Just wondering what kind of artist CAN'T draw, wouldn't that make him a screenprinter?


----------



## miktoxic (Feb 21, 2008)

people gotta read and learn the rules of the forum. if you are looking for services go and post your thread here:

http://www.t-shirtforums.com/referrals-recommendations/

and thos e who hype themselves should go there too.


----------



## dlac (Apr 8, 2008)

U TELL EM
dlac


----------



## Rodney (Nov 3, 2004)

:: Service request post moved to the proper Service Referrals/Recommendations section of the forum. Read more here  ::​*Quick note:* hi guys, please try to take note what "section" of the forum a post is made in. If someone is looking to hire a designer or t-shirt printer outside of the Referrals and Recommendations area, please do not offer your services in the post.

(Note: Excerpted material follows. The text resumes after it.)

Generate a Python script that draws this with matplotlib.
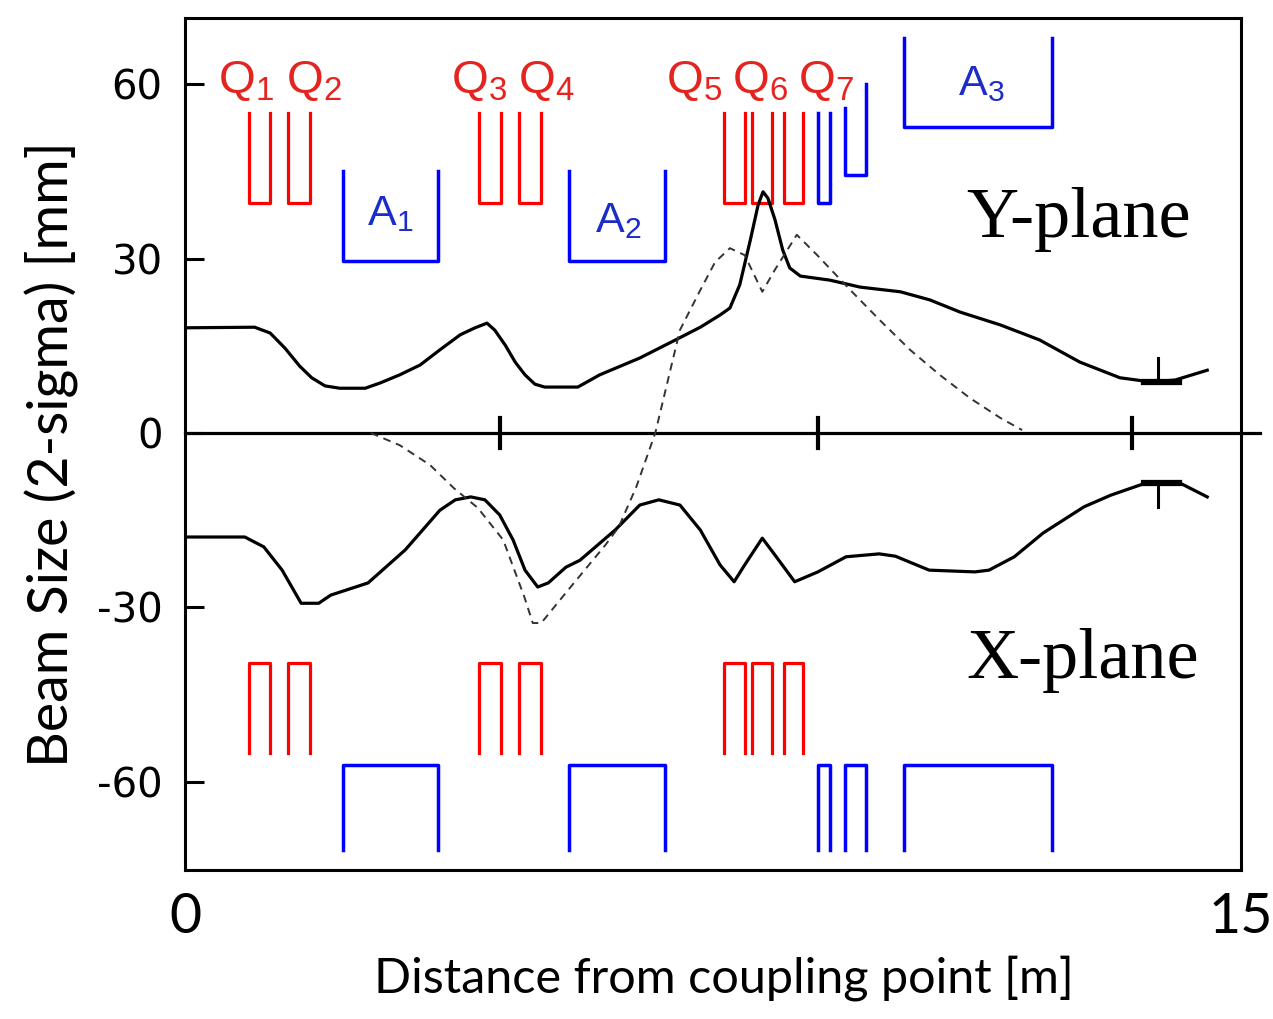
import matplotlib
matplotlib.use("Agg")
import matplotlib.pyplot as plt

plt.rcParams['mathtext.fontset'] = 'custom'
plt.rcParams['mathtext.rm'] = 'Liberation Sans'
plt.rcParams['mathtext.default'] = 'regular'

# Y-plane beam size (solid, top)
y_s = [0, 0.99, 1.21, 1.42, 1.63, 1.80, 1.99, 2.20, 2.56, 2.77, 3.05, 3.34, 3.62, 3.91,
       4.12, 4.29, 4.40, 4.55, 4.69, 4.83, 4.97, 5.11, 5.58, 5.89, 6.46, 7.03, 7.32, 7.60,
       7.74, 7.88, 8.03, 8.14, 8.21, 8.28, 8.38, 8.49, 8.59, 8.74, 9.16, 9.59, 10.16,
       10.58, 11.01, 11.58, 12.14, 12.71, 13.28, 13.71, 14.06, 14.52]
y_beam = [18.1, 18.2, 17.2, 14.6, 11.5, 9.5, 8.1, 7.7, 7.7, 8.6, 10.0, 11.7, 14.3, 16.9,
          18.1, 18.9, 17.7, 15.1, 12.2, 10.0, 8.4, 7.9, 7.9, 10.0, 12.9, 16.4, 18.2, 20.3,
          21.5, 25.5, 33.2, 39.2, 41.5, 40.4, 36.7, 31.5, 28.4, 27.0, 26.3, 25.1, 24.3,
          22.9, 20.8, 18.6, 16.0, 12.2, 9.5, 8.8, 9.1, 10.8]

# X-plane beam size (solid, bottom)
x_s = [0, 0.85, 1.12, 1.38, 1.65, 1.90, 2.07, 2.60, 3.13, 3.62, 3.84, 4.06, 4.26, 4.47,
       4.66, 4.83, 5.01, 5.16, 5.41, 5.61, 6.11, 6.46, 6.73, 7.03, 7.32, 7.60, 7.80, 7.95,
       8.20, 8.38, 8.66, 8.99, 9.39, 9.86, 10.09, 10.57, 11.22, 11.42, 11.78, 12.19,
       12.77, 13.15, 13.65, 14.13, 14.52]
x_beam = [-17.9, -17.9, -19.6, -23.6, -29.3, -29.3, -27.9, -25.8, -20.1, -13.3, -11.5,
          -11.0, -11.5, -14.1, -18.4, -23.6, -26.5, -25.8, -23.1, -21.9, -16.7, -12.4,
          -11.5, -12.4, -16.7, -22.7, -25.6, -22.7, -18.1, -21.0, -25.6, -23.9, -21.3,
          -20.8, -21.2, -23.6, -23.9, -23.6, -21.3, -17.2, -12.7, -10.7, -8.6, -8.6, -11.0]

# dashed trajectory
d_s = [2.64, 3.05, 3.48, 3.82, 4.16, 4.52, 4.82, 4.94, 5.06, 5.41, 5.97, 6.16, 6.41, 6.68,
       7.03, 7.32, 7.53, 7.74, 7.95, 8.20, 8.38, 8.69, 8.98, 9.45, 9.87, 10.30, 10.72,
       11.15, 11.58, 11.89]
d_val = [0, -2.1, -5.5, -9.5, -12.9, -18.4, -28.2, -32.7, -32.7, -27.5, -19.3, -16.2,
         -9.3, 0, 17.7, 24.6, 29.4, 31.8, 30.6, 24.3, 28.1, 34.1, 30.6, 24.6, 19.4, 14.3,
         10.0, 6.0, 2.6, 0.5]

# magnets
quad_names = ['Q$_1$', 'Q$_2$', 'Q$_3$', 'Q$_4$', 'Q$_5$', 'Q$_6$', 'Q$_7$']
quad_x0 = [0.91, 1.46, 4.18, 4.74, 7.66, 8.05, 8.51]
quad_x1 = [1.21, 1.78, 4.49, 5.06, 7.95, 8.34, 8.78]
quad_label_x = [0.87, 1.83, 4.18, 5.13, 7.23, 8.17, 9.10]

abs_names = ['A$_1$', 'A$_2$', 'A$_3$']
abs_x0 = [2.24, 5.45, 10.21]
abs_x1 = [3.59, 6.82, 12.32]
abs_top_open = [45.0, 45.0, 68.0]
abs_top_base = [29.6, 29.6, 52.7]
abs_label_x = [2.91, 6.16, 11.31]
abs_label_y = [35.8, 34.6, 58.2]

bq_x0 = [8.99, 9.38]
bq_x1 = [9.16, 9.67]
bq_top_open = [55.1, 56.0]
bq_top_base = [39.6, 44.4]

zero_ticks = [4.47, 8.99, 13.45]
marker_x = 13.82

red = '#ff0000'
blue = '#0000ff'

fig = plt.figure(figsize=(12.73, 10.19), dpi=100)
ax = fig.add_axes([0.1453, 0.1462, 0.8296, 0.8361])

# quadrupoles (red)
for i in range(len(quad_x0)):
    a, b = quad_x0[i], quad_x1[i]
    ax.plot([a, a, b, b], [55.1, 39.6, 39.6, 55.1], color=red, lw=2.3)
    ax.plot([a, a, b, b], [-55.0, -39.6, -39.6, -55.0], color=red, lw=2.3)
    ax.text(quad_label_x[i], 58.5, quad_names[i], color='#e52420', fontsize=34,
            fontfamily='Liberation Sans', ha='center', va='baseline')

# absorbers (blue)
for i in range(len(abs_x0)):
    a, b = abs_x0[i], abs_x1[i]
    ax.plot([a, a, b, b], [abs_top_open[i], abs_top_base[i], abs_top_base[i], abs_top_open[i]],
            color=blue, lw=2.5)
    ax.plot([a, a, b, b], [-71.8, -57.1, -57.1, -71.8], color=blue, lw=2.5)
    ax.text(abs_label_x[i], abs_label_y[i], abs_names[i], color='#1c2cc8', fontsize=31,
            fontfamily='Liberation Sans', ha='center', va='baseline')

for i in range(len(bq_x0)):
    a, b = bq_x0[i], bq_x1[i]
    top_r = 60.1 if i == 1 else bq_top_open[i]
    ax.plot([a, a, b, b], [bq_top_open[i], bq_top_base[i], bq_top_base[i], top_r],
            color=blue, lw=2.5)
    ax.plot([a, a, b, b], [-71.8, -57.1, -57.1, -71.8], color=blue, lw=2.5)

# zero line with ticks
ax.plot([0, 15.27], [0, 0], color='black', lw=2.3, clip_on=False)
for t in zero_ticks:
    ax.plot([t, t], [-2.6, 2.6], color='black', lw=3)

# beam envelopes
ax.plot(y_s, y_beam, color='black', lw=2.3, solid_joinstyle='round')
ax.plot(x_s, x_beam, color='black', lw=2.3, solid_joinstyle='round')
ax.plot(d_s, d_val, color='#333333', lw=1.4, dashes=(4, 3))

# T markers
ax.plot([marker_x, marker_x], [12.9, 8.8], color='black', lw=2.2)
ax.plot([marker_x - 0.2, marker_x + 0.3], [8.8, 8.8], color='black', lw=4.5)
ax.plot([marker_x, marker_x], [-12.7, -8.6], color='black', lw=2.2)
ax.plot([marker_x - 0.2, marker_x + 0.3], [-8.6, -8.6], color='black', lw=4.5)

ax.text(11.10, 33.7, 'Y-plane', fontsize=52, fontfamily='Liberation Serif',
        ha='left', va='baseline')
ax.text(11.10, -42.2, 'X-plane', fontsize=52, fontfamily='Liberation Serif',
        ha='left', va='baseline')

ax.set_xlim(0, 15)
ax.set_ylim(-75.2, 71.4)
ax.set_yticks([60, 30, 0, -30, -60])
ax.set_yticklabels(['60', '30', '0', '-30', '-60'], fontfamily='DejaVu Sans', fontsize=29)
ax.set_xticks([0, 15])
ax.set_xticklabels(['0', '15'], fontfamily='Lato', fontsize=40)
ax.tick_params(axis='y', direction='in', length=14, width=2.2, pad=16)
ax.tick_params(axis='x', length=0, pad=16)
for sp in ax.spines.values():
    sp.set_linewidth(2.2)

ax.set_xlabel('Distance from coupling point [m]', fontfamily='Lato', fontsize=35)
ax.xaxis.set_label_coords(0.51, -0.10)
ax.set_ylabel('Beam Size (2-sigma) [mm]', fontfamily='Lato', fontsize=40)
ax.yaxis.set_label_coords(-0.100, 0.488)

fig.savefig('out.png', dpi=100)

Instead, it's best to hit the "report bad post" button and ask for the thread to be moved to the proper section so you may respond to it without worrying about our no self promotion guidelines. Thanks


----------



## revboyjames (Apr 14, 2007)

There's a lot of artist out there that just do graphic design stuff and not really draw anything. I am an artist that can draw. Check out my site and email me through it if you are interested. Just a head's up though, my turnaround time is about 2 weeks, been super booked.


----------



## dlac (Apr 8, 2008)

I can draw a little myself.. I have two pencils, one sharp and two colors of chalk... let me know if I can help...
dlac


----------